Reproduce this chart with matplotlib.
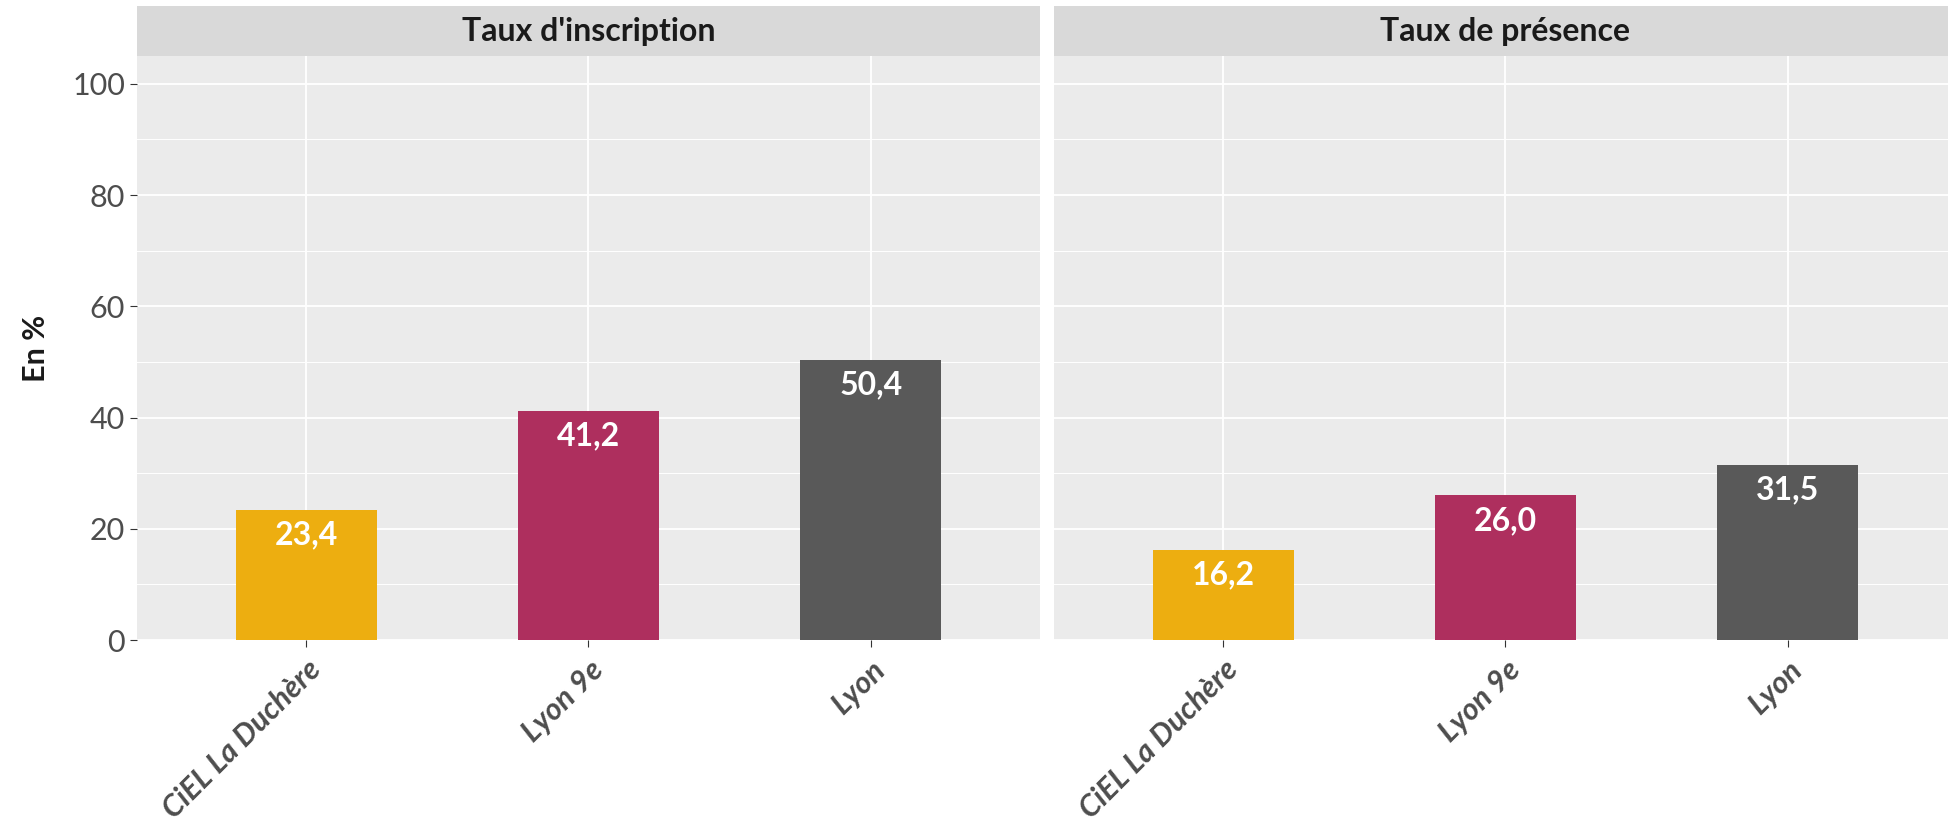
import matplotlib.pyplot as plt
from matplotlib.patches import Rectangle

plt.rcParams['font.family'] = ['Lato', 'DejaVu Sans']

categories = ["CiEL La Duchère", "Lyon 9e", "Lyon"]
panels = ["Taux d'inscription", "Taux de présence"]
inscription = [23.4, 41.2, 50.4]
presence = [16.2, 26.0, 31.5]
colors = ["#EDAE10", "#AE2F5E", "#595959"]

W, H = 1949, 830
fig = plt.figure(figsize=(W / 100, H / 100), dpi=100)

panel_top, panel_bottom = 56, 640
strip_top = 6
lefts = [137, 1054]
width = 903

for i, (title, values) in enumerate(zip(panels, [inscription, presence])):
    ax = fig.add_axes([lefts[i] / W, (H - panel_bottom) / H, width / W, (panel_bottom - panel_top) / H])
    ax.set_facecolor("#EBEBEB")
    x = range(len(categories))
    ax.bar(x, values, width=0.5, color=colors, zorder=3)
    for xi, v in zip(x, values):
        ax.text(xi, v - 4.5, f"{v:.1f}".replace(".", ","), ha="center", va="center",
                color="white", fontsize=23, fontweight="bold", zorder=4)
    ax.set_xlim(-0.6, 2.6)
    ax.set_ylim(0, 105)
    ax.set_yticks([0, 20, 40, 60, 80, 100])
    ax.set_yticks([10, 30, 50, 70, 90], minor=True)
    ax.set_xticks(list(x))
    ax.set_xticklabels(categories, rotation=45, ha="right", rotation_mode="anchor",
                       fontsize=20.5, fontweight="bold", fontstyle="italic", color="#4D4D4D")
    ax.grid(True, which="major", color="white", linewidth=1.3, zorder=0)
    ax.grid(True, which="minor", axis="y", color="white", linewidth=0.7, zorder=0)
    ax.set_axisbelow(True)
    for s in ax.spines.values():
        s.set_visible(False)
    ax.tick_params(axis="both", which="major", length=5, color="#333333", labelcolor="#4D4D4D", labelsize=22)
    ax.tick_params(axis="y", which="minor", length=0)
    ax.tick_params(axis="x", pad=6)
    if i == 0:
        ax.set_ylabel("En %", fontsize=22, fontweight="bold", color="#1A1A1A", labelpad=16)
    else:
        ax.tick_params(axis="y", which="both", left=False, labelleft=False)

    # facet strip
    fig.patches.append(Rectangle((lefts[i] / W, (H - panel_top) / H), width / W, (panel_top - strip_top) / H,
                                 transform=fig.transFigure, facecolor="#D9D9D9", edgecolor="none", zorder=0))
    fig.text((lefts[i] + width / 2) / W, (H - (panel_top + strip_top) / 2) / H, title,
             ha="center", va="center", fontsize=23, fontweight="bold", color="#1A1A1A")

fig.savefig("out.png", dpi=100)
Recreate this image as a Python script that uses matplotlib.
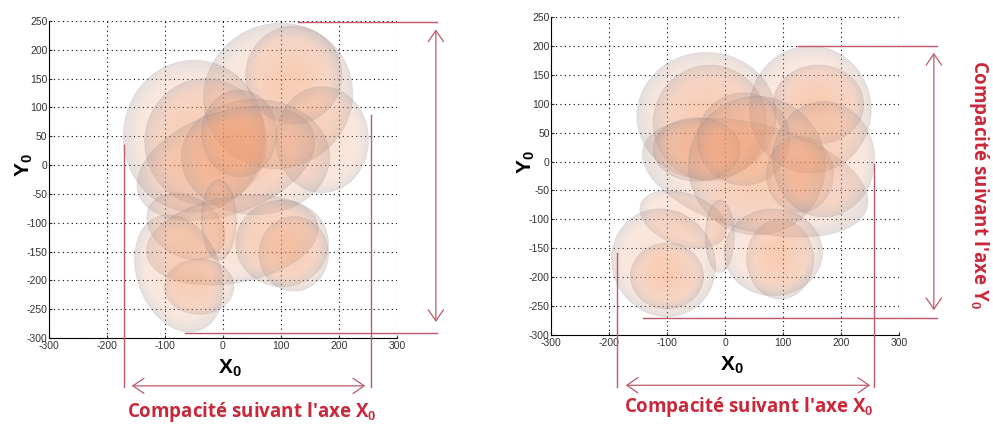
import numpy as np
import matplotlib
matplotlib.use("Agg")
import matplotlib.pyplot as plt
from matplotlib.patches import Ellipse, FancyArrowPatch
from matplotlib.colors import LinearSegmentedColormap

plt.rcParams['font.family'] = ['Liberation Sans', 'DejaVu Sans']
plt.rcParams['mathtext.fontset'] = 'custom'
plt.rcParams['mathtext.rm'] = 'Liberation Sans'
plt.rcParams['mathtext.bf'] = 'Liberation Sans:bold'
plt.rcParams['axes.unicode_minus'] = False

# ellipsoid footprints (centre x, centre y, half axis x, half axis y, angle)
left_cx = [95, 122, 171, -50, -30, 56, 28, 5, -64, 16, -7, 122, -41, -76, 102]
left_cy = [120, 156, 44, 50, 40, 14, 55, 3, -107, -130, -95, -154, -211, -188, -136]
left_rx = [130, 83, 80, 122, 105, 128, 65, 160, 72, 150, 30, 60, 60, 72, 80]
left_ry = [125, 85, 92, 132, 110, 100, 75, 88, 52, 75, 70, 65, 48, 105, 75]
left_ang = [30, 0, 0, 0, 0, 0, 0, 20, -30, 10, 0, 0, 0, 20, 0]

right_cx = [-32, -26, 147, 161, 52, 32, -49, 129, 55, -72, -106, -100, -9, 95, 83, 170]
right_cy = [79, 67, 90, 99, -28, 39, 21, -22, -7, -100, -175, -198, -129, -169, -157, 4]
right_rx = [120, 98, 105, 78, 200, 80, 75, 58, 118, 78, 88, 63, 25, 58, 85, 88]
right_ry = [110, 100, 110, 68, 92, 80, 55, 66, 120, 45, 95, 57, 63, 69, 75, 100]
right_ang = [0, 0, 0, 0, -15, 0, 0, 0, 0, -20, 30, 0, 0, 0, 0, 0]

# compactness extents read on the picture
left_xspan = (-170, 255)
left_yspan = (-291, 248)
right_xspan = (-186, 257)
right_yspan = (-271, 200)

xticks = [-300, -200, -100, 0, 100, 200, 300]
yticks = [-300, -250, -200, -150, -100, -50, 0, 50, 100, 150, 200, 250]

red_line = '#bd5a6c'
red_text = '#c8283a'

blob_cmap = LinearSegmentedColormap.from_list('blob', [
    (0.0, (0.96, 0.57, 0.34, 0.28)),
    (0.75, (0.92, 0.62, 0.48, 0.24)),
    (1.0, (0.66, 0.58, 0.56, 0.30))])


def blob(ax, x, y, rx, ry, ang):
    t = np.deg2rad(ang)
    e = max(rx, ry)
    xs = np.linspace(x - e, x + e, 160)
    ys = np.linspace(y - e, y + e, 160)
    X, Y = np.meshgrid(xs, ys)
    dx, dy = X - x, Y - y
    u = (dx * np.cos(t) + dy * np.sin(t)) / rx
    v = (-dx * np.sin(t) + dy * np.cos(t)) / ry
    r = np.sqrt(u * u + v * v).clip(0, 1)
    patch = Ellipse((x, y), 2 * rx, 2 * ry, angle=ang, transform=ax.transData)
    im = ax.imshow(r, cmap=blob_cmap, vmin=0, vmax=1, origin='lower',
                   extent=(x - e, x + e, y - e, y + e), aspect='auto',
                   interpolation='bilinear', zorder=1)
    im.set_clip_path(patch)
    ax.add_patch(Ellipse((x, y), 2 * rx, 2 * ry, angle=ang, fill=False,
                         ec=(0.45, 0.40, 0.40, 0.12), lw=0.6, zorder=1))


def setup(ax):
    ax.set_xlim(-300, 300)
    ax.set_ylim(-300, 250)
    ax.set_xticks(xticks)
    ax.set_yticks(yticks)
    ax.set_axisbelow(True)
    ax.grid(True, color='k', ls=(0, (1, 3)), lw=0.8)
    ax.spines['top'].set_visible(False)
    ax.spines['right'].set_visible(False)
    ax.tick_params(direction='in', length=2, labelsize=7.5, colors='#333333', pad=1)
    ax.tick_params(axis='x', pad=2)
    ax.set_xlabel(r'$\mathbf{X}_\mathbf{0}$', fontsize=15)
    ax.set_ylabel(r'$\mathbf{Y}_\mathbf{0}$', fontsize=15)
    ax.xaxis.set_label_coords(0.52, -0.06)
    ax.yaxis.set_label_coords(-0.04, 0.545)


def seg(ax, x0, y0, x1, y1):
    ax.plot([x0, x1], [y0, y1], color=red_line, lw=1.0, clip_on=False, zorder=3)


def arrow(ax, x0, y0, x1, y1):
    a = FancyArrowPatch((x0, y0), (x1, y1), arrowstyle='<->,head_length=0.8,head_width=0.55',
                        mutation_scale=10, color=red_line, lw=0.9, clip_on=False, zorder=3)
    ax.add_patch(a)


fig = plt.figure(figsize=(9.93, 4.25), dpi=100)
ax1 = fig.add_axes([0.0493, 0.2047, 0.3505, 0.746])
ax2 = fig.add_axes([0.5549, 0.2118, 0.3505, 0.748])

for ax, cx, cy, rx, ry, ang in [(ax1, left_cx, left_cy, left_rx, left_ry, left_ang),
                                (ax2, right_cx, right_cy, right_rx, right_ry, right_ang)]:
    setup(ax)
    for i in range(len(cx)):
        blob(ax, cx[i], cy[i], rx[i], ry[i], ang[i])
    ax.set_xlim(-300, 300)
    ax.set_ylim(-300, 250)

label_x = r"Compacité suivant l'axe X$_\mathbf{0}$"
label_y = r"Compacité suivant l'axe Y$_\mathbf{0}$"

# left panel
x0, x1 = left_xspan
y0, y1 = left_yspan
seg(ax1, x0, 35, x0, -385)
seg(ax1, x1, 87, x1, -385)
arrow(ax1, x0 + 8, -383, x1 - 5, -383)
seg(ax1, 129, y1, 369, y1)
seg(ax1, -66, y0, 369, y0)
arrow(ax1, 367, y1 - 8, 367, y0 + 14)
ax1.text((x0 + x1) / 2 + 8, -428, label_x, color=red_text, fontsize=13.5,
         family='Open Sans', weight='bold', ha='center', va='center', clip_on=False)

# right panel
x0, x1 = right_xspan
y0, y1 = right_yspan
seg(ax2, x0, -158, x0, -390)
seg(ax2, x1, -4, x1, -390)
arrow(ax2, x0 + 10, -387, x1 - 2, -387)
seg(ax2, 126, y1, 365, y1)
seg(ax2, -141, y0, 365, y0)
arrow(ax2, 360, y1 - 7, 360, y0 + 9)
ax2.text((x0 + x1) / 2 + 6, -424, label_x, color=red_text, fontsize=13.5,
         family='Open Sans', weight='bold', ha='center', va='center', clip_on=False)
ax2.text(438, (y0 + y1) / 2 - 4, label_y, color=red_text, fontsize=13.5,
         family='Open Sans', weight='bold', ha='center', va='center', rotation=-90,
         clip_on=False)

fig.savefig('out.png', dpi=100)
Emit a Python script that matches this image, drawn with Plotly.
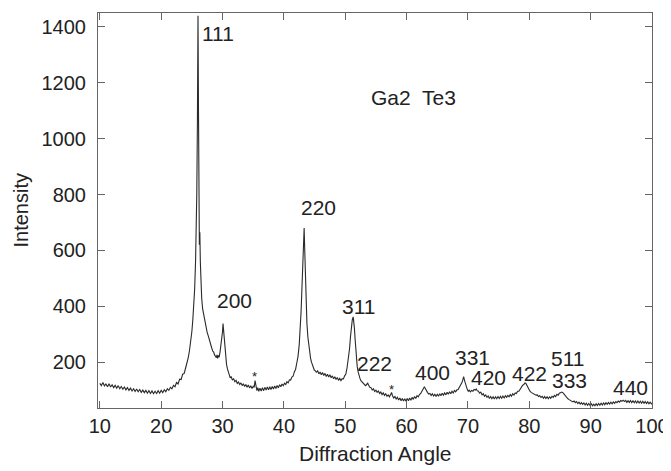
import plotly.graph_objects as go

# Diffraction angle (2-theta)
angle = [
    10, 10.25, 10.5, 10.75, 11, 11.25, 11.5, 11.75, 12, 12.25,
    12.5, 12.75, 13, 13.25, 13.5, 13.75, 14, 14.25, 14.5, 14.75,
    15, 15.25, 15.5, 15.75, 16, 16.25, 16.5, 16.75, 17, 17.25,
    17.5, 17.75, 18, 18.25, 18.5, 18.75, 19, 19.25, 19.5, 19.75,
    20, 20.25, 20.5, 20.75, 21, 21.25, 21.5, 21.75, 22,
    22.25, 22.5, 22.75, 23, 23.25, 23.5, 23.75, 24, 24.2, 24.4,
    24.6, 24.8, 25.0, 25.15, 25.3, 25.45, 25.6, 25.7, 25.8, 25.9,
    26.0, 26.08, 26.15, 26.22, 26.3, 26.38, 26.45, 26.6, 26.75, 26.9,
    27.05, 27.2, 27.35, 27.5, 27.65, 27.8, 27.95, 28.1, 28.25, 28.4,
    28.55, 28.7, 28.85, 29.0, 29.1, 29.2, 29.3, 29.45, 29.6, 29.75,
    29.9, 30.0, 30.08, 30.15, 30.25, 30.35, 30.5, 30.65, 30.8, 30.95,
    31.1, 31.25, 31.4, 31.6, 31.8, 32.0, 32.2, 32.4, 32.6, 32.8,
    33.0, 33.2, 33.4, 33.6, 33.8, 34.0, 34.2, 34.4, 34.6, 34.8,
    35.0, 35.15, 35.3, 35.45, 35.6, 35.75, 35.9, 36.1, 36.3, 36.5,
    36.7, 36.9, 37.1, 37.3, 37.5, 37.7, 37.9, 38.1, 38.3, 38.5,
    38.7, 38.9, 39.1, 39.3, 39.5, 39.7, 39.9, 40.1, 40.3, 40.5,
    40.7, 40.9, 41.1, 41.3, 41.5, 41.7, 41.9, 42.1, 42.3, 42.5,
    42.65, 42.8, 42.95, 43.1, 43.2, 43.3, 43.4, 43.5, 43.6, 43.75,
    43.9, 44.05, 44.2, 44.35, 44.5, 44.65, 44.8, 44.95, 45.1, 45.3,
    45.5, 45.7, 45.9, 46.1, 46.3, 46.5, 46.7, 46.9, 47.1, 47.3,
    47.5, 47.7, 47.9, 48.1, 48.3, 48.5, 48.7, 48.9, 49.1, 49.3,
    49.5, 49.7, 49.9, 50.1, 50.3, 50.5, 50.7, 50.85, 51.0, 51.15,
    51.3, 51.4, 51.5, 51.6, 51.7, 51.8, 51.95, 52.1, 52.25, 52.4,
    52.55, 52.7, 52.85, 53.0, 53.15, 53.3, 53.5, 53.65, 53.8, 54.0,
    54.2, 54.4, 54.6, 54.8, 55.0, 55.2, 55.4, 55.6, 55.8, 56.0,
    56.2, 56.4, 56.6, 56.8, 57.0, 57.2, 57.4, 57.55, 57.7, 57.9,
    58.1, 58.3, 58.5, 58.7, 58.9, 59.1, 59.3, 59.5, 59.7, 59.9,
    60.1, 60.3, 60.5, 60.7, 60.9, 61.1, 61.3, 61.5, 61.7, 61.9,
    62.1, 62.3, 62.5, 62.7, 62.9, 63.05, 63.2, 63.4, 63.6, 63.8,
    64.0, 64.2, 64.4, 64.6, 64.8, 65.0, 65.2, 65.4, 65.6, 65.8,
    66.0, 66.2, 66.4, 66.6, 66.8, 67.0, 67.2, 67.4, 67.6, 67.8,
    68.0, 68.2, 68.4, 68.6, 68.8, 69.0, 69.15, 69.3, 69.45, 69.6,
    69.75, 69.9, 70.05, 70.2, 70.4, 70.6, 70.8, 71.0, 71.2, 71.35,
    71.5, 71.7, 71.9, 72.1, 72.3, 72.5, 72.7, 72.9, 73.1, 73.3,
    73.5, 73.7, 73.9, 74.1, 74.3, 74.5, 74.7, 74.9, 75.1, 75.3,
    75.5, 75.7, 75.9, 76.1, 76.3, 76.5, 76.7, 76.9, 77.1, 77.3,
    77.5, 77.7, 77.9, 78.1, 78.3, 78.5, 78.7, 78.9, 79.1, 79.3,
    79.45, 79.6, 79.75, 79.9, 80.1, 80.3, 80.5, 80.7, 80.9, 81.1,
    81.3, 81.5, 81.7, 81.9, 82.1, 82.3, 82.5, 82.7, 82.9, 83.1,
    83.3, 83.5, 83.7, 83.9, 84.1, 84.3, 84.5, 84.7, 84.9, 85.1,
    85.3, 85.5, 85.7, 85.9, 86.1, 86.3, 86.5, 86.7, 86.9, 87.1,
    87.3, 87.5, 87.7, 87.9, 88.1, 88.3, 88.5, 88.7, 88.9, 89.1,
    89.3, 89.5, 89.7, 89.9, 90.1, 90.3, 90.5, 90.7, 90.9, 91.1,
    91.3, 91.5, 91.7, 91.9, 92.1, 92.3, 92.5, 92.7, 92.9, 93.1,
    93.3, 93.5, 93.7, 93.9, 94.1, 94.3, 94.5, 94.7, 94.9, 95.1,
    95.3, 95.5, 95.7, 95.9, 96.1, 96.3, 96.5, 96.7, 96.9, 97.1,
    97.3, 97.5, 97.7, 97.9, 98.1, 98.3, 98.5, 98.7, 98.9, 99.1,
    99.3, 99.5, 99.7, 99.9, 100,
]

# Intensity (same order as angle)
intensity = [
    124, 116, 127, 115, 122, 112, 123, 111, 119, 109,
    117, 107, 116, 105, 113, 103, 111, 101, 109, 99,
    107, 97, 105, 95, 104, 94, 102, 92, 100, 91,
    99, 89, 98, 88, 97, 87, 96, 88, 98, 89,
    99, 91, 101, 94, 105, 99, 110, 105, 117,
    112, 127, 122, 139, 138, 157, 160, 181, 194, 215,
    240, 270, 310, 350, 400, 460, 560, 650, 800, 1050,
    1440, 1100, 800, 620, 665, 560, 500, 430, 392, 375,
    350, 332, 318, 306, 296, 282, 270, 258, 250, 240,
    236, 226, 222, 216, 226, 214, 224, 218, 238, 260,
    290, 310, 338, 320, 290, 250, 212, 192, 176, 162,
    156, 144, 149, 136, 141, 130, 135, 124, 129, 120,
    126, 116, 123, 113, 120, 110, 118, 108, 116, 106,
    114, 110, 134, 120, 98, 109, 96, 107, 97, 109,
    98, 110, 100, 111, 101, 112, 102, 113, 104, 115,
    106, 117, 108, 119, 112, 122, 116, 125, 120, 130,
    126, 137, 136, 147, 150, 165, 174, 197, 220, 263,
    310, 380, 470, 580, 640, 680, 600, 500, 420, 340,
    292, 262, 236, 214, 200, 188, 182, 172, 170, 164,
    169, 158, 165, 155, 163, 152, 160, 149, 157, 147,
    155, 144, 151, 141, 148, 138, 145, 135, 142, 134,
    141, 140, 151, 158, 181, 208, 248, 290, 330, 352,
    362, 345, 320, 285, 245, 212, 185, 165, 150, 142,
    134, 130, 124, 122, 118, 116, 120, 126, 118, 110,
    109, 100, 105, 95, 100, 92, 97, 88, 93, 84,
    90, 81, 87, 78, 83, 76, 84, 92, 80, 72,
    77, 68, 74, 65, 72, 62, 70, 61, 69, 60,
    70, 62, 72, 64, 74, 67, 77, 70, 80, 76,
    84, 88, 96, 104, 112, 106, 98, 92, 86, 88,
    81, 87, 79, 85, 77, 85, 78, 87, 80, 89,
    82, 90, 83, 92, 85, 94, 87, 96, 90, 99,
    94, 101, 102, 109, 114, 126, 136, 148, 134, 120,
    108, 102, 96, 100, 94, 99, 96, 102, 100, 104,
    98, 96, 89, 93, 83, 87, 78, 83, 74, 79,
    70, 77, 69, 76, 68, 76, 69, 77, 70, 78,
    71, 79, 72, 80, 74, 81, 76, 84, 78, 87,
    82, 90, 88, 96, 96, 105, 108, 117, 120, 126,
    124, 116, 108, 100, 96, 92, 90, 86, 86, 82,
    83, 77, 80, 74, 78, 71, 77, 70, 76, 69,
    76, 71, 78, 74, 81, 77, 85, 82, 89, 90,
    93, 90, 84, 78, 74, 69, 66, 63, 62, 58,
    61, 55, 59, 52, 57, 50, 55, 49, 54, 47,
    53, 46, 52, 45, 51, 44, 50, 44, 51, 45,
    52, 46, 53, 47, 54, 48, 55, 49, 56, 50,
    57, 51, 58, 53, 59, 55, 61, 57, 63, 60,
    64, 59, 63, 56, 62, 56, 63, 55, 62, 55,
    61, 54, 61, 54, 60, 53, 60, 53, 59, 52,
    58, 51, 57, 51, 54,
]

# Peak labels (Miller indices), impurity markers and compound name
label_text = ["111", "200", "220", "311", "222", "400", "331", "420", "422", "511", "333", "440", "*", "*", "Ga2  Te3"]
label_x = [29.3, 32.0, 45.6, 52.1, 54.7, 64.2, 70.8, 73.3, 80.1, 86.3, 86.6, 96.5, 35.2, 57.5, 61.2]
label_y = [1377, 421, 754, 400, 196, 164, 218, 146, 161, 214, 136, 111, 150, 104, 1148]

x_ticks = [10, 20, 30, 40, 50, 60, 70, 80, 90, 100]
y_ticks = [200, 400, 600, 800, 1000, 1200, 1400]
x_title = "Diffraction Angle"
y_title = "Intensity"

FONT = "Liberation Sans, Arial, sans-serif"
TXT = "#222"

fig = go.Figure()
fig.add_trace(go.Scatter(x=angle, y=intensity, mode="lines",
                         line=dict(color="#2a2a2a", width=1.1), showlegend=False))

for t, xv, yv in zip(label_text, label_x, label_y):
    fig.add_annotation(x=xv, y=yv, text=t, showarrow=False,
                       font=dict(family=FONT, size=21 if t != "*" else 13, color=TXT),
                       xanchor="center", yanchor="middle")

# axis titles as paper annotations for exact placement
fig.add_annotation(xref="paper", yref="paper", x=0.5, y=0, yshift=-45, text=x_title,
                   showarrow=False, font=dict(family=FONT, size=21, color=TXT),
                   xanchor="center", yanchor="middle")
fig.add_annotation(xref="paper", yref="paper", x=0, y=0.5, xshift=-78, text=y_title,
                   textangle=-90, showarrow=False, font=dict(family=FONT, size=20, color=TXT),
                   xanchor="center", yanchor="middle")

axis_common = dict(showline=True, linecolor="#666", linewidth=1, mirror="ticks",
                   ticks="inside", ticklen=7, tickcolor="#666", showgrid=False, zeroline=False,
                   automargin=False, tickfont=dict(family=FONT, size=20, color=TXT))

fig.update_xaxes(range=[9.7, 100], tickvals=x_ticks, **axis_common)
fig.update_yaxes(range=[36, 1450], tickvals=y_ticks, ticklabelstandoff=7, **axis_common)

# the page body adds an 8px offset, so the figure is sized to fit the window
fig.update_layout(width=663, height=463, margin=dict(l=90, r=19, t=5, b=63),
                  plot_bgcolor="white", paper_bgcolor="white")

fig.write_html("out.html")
========================
> EXERCISE: Please restate the material above line by line, exactly, beginning at its first line and ending with the line that contains "plt.rcParams['font.family'] = ['Lato', 'DejaVu", without any pictures.

> ANSWER FOR THE TASK:
Reproduce this chart with matplotlib.
import matplotlib.pyplot as plt
from matplotlib.patches import Rectangle

plt.rcParams['font.family'] = ['Lato', 'DejaVu Sans']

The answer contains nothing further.